#### DO THIS
In the material below, please retype the lines from the very first through the one with "stern_hoehe = 606000", exactly and without pictures.

#### MATERIAL
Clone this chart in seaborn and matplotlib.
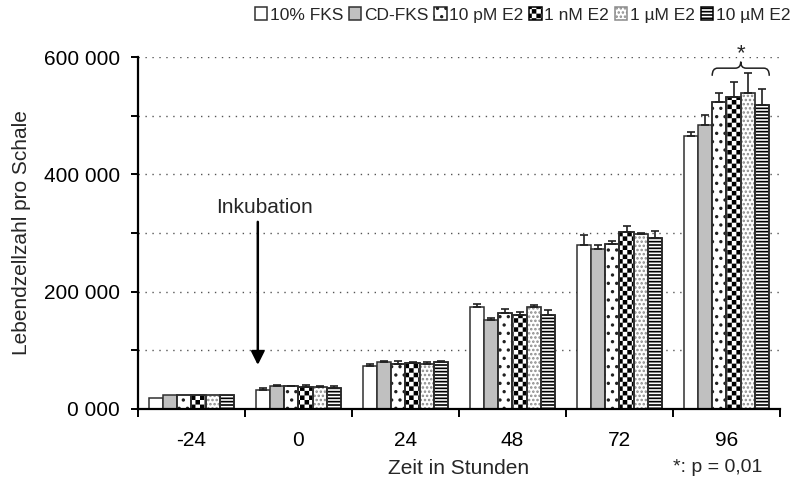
import numpy as np
import pandas as pd
import matplotlib
matplotlib.use("Agg")
import matplotlib.pyplot as plt
import matplotlib.hatch as mhatch
from matplotlib.path import Path
from matplotlib.patches import PathPatch, Rectangle
from matplotlib.ticker import FuncFormatter, MultipleLocator
import seaborn as sns

# ---- data -------------------------------------------------------------
zeiten = ["-24", "0", "24", "48", "72", "96"]
gruppen = ["10% FKS", "CD-FKS", "10 pM E2", "1 nM E2", "1 µM E2", "10 µM E2"]

fks_10 = [18000, 33000, 74000, 173000, 279000, 465000]
cd_fks = [24000, 39000, 80500, 152000, 273000, 484000]
e2_10pm = [24000, 38500, 77500, 164000, 281000, 523000]
e2_1nm = [24000, 37000, 78500, 161000, 301000, 531000]
e2_1um = [24000, 37000, 77500, 174000, 298000, 538000]
e2_10um = [24000, 35500, 79500, 160000, 291000, 518000]

err_fks_10 = [0, 3500, 2500, 6500, 18000, 7500]
err_cd_fks = [0, 2000, 1500, 2500, 7000, 17500]
err_e2_10pm = [0, 1500, 4000, 6000, 6000, 15000]
err_e2_1nm = [0, 4000, 2000, 4000, 11000, 26500]
err_e2_1um = [0, 2500, 2000, 4000, 2000, 34500]
err_e2_10um = [0, 4000, 2000, 8500, 12000, 27500]

werte = [fks_10, cd_fks, e2_10pm, e2_1nm, e2_1um, e2_10um]
fehler = [err_fks_10, err_cd_fks, err_e2_10pm, err_e2_1nm, err_e2_1um, err_e2_10um]

# significance bracket over the 96 h treatment bars
klammer_unten = 568000
klammer_oben = 581000
klammer_spitze = 592000
stern_hoehe = 606000

# ---- styling ------------------------------------------------------------
sns.set_theme(style="ticks")
plt.rcParams["font.family"] = ["Liberation Sans", "DejaVu Sans"]
plt.rcParams["hatch.linewidth"] = 1.2
FS = 15
FS_LEG = 12.5


class CheckerHatch(mhatch.HatchPatternBase):
    """Filled checkerboard hatch, selected by the 'O' hatch character."""

    def __init__(self, hatch, density):
        n = hatch.count("O")
        self.cells = 2 * int(round(1.8 * density)) * n
        self.num_vertices = (self.cells * self.cells // 2) * 5

    def set_vertices_and_codes(self, vertices, codes):
        c = self.cells
        step = 1.0 / c
        # shrink each square by half a hatch stroke width (tile = 100 px)
        lw_px = plt.rcParams["hatch.linewidth"] * 100 / 72
        s = (lw_px / 2) / 100
        k = 0
        for i in range(c):
            for j in range(c):
                if (i + j) % 2:
                    continue
                x0, y0 = i * step + s, j * step + s
                x1, y1 = (i + 1) * step - s, (j + 1) * step - s
                vertices[k:k + 5] = [(x0, y0), (x1, y0), (x1, y1), (x0, y1), (x0, y0)]
                codes[k:k + 5] = [Path.MOVETO, Path.LINETO, Path.LINETO,
                                  Path.LINETO, Path.CLOSEPOLY]
                k += 5


mhatch._hatch_types[:] = [CheckerHatch if t is mhatch.LargeCircles else t
                          for t in mhatch._hatch_types]

farben = ["white", "#c0c0c0", "white", "white", "white", "white"]
muster = ["", "", "..", "O", "....", "-----"]
# hatch colour per series (hatch follows the patch edge colour)
musterfarbe = ["#303030", "#303030", "#202020", "black", "#8a8a8a", "black"]
rand = "#303030"

# ---- table for seaborn ---------------------------------------------------
df = pd.DataFrame(
    [(z, g, w) for g, reihe in zip(gruppen, werte) for z, w in zip(zeiten, reihe)],
    columns=["Zeit", "Behandlung", "Zellzahl"],
)

fig = plt.figure(figsize=(7.92, 4.82), dpi=100)
ax = fig.add_axes([0.1742, 0.1515, 0.8106, 0.7302])

sns.barplot(
    data=df, x="Zeit", y="Zellzahl", hue="Behandlung",
    order=zeiten, hue_order=gruppen, palette=farben, saturation=1,
    errorbar=None, edgecolor=rand, linewidth=1.1, width=0.8,
    legend=False, ax=ax,
)
balken = list(ax.containers)

for cont, h, hc in zip(balken, muster, musterfarbe):
    for p in cont.patches:
        p.set_hatch(h)
        p.set_edgecolor(hc)
        if hc != rand:
            # dark outline on top of the coloured hatch
            ax.add_patch(Rectangle(p.get_xy(), p.get_width(), p.get_height(),
                                   fill=False, edgecolor=rand, linewidth=1.1,
                                   zorder=p.get_zorder() + 0.01))

# one-sided error bars
for cont, errs in zip(balken, fehler):
    xs, ys, es = [], [], []
    for p, e in zip(cont.patches, errs):
        if e > 0:
            xs.append(p.get_x() + p.get_width() / 2)
            ys.append(p.get_height())
            es.append(e)
    ax.errorbar(xs, ys, yerr=[np.zeros(len(es)), es], fmt="none",
                ecolor="#202020", elinewidth=1.2, capsize=3.2, capthick=1.2,
                zorder=3)

# ---- axes ---------------------------------------------------------------
ax.set_xlim(-0.5, len(zeiten) - 0.5)
ax.set_ylim(0, 600000)
ax.yaxis.set_major_locator(MultipleLocator(100000))
ax.yaxis.set_major_formatter(
    FuncFormatter(lambda v, _: f"{int(round(v / 1000))} 000" if round(v) % 200000 == 0 else "")
)
ax.set_xticks(np.arange(-0.5, len(zeiten), 1.0), minor=True)
ax.tick_params(axis="x", which="major", length=0, pad=16, labelsize=FS, colors="black")
ax.tick_params(axis="x", which="minor", length=6, width=1.4, direction="out", color="black")
ax.tick_params(axis="y", which="major", length=5, width=1.4, direction="out",
               labelsize=FS, colors="black", pad=8)

ax.grid(axis="y", linestyle=(0, (1, 4)), color="#555555", linewidth=1.0)
ax.grid(axis="x", visible=False)
ax.set_axisbelow(True)
sns.despine(ax=ax)
for sp in ("left", "bottom"):
    ax.spines[sp].set_linewidth(1.6)
    ax.spines[sp].set_color("black")

ax.set_xlabel("Zeit in Stunden", fontsize=FS)
ax.set_ylabel("Lebendzellzahl pro Schale", fontsize=FS)
ax.xaxis.set_label_coords(0.5, -0.143)
ax.yaxis.set_label_coords(-0.166, 0.5)

# ---- annotations ----------------------------------------------------------
ax.annotate(
    "", xy=(0.62, 75000), xytext=(0.62, 319000),
    arrowprops=dict(arrowstyle="-|>", color="black", lw=1.8, mutation_scale=20,
                    shrinkA=0, shrinkB=0),
)
ax.text(0.687, 344000, "Inkubation", ha="center", va="center", fontsize=FS)

# curly bracket from the 10 pM bar to the 10 µM bar at 96 h
li = balken[2].patches[-1]
re = balken[5].patches[-1]
x0 = li.get_x()
x1 = re.get_x() + re.get_width()
xm = (x0 + x1) / 2
r = 0.05
verts = [
    (x0, klammer_unten), (x0, klammer_oben), (x0 + r, klammer_oben),
    (xm - r, klammer_oben), (xm, klammer_oben), (xm, klammer_spitze),
    (xm, klammer_oben), (xm + r, klammer_oben),
    (x1 - r, klammer_oben), (x1, klammer_oben), (x1, klammer_unten),
]
codes = [Path.MOVETO, Path.CURVE3, Path.CURVE3,
         Path.LINETO, Path.CURVE3, Path.CURVE3,
         Path.CURVE3, Path.CURVE3,
         Path.LINETO, Path.CURVE3, Path.CURVE3]
ax.add_patch(PathPatch(Path(verts, codes), facecolor="none", edgecolor="#202020",
                       lw=1.1, clip_on=False, zorder=4))
ax.text(xm, stern_hoehe, "*", ha="center", va="center", fontsize=FS + 1,
        clip_on=False)

fig.text(0.9066, 0.031, "*: p = 0,01", ha="center", va="center", fontsize=14)

# ---- legend ---------------------------------------------------------------
handles = [c.patches[0] for c in balken]
fig.legend(
    handles, gruppen, loc="center right", bbox_to_anchor=(0.9975, 0.969), ncol=6,
    frameon=False, fontsize=FS_LEG, handlelength=0.7, handleheight=0.7,
    handletextpad=0.15, columnspacing=0.35, borderaxespad=0, borderpad=0,
)

fig.savefig("out.png", dpi=100)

#### TASK RESPONSE
Clone this chart in seaborn and matplotlib.
import numpy as np
import pandas as pd
import matplotlib
matplotlib.use("Agg")
import matplotlib.pyplot as plt
import matplotlib.hatch as mhatch
from matplotlib.path import Path
from matplotlib.patches import PathPatch, Rectangle
from matplotlib.ticker import FuncFormatter, MultipleLocator
import seaborn as sns

# ---- data -------------------------------------------------------------
zeiten = ["-24", "0", "24", "48", "72", "96"]
gruppen = ["10% FKS", "CD-FKS", "10 pM E2", "1 nM E2", "1 µM E2", "10 µM E2"]

fks_10 = [18000, 33000, 74000, 173000, 279000, 465000]
cd_fks = [24000, 39000, 80500, 152000, 273000, 484000]
e2_10pm = [24000, 38500, 77500, 164000, 281000, 523000]
e2_1nm = [24000, 37000, 78500, 161000, 301000, 531000]
e2_1um = [24000, 37000, 77500, 174000, 298000, 538000]
e2_10um = [24000, 35500, 79500, 160000, 291000, 518000]

err_fks_10 = [0, 3500, 2500, 6500, 18000, 7500]
err_cd_fks = [0, 2000, 1500, 2500, 7000, 17500]
err_e2_10pm = [0, 1500, 4000, 6000, 6000, 15000]
err_e2_1nm = [0, 4000, 2000, 4000, 11000, 26500]
err_e2_1um = [0, 2500, 2000, 4000, 2000, 34500]
err_e2_10um = [0, 4000, 2000, 8500, 12000, 27500]

werte = [fks_10, cd_fks, e2_10pm, e2_1nm, e2_1um, e2_10um]
fehler = [err_fks_10, err_cd_fks, err_e2_10pm, err_e2_1nm, err_e2_1um, err_e2_10um]

# significance bracket over the 96 h treatment bars
klammer_unten = 568000
klammer_oben = 581000
klammer_spitze = 592000
stern_hoehe = 606000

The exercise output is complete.